Here's a few "for instances" I can think of :

- I've known quite a few professional dominatrices, and almost all of them tell me that the rich, CEO or high-power politician types (sometimes literally CEOs and high-power politicians) are the ones who want the most demeaning things done to them. Put them on a leesh and make them eat dog food. Pee on their backs while they eat off the floor. Golden showers, Roman showers, Brown showers, Whipping, CBT, you name it.

- Conversely, the quiet, nerdy, scrawny guys come in looking for Submissives. Some clubs even keep special tabs on those guys, cause while they pay well, they also tend to get a little more brutal than expected.

- There's a theory I've heard tossed around that women pet cats the way they like to be "pet", and pet dogs the way they would "pet" their male partners. The inverse is supposedly true for men. I haven't a clue as to how this works out in gay communities - whether a lesbian playing with a dog says anything about her activities with women, etc. for instance.
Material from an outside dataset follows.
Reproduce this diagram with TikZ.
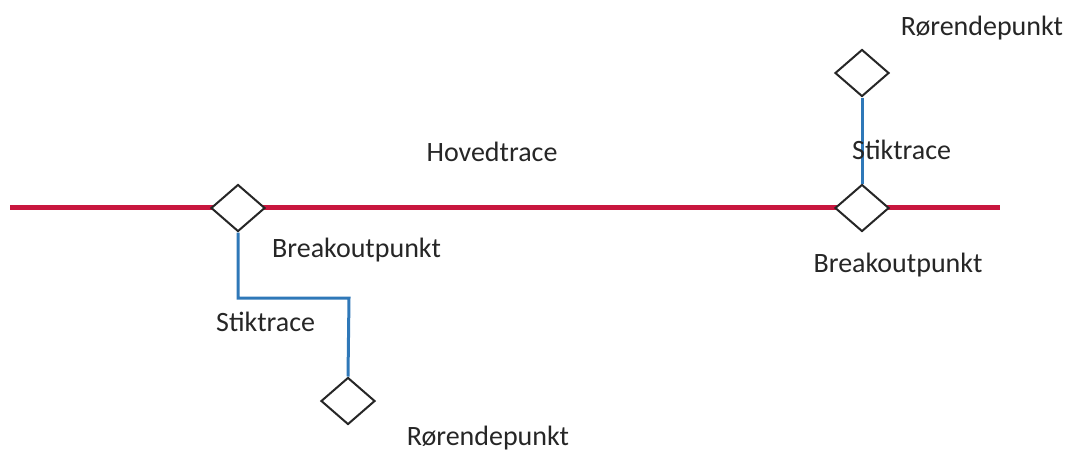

I'm in a slightly different position than most in that I live/hang out in Hollywood, and usually at goth/BDSM parties. This is a scene where people pretty much wear their kinks on their chest.

However, it should be said that care has to be taken with these things. You can't just assume cause a girl wears a bondage collar, it's okay to slap her in the face during sex. You need to start off light, with just a hand caressing the face and a very light, playful tap. If they smile, you can proceed a bit further, you can tread lightly and proceed a bit further (this goes for choking, spanking, whipping, and pretty much all else, of course). If someone bases how quickly that "very light, playful tap" should turn into full-on slapping without having done their proper homework in getting the know the person - they're a shithead, plain and simple.

But, again, musing about one's kinks from across the room, just for kicks? I really don't see a problem with that.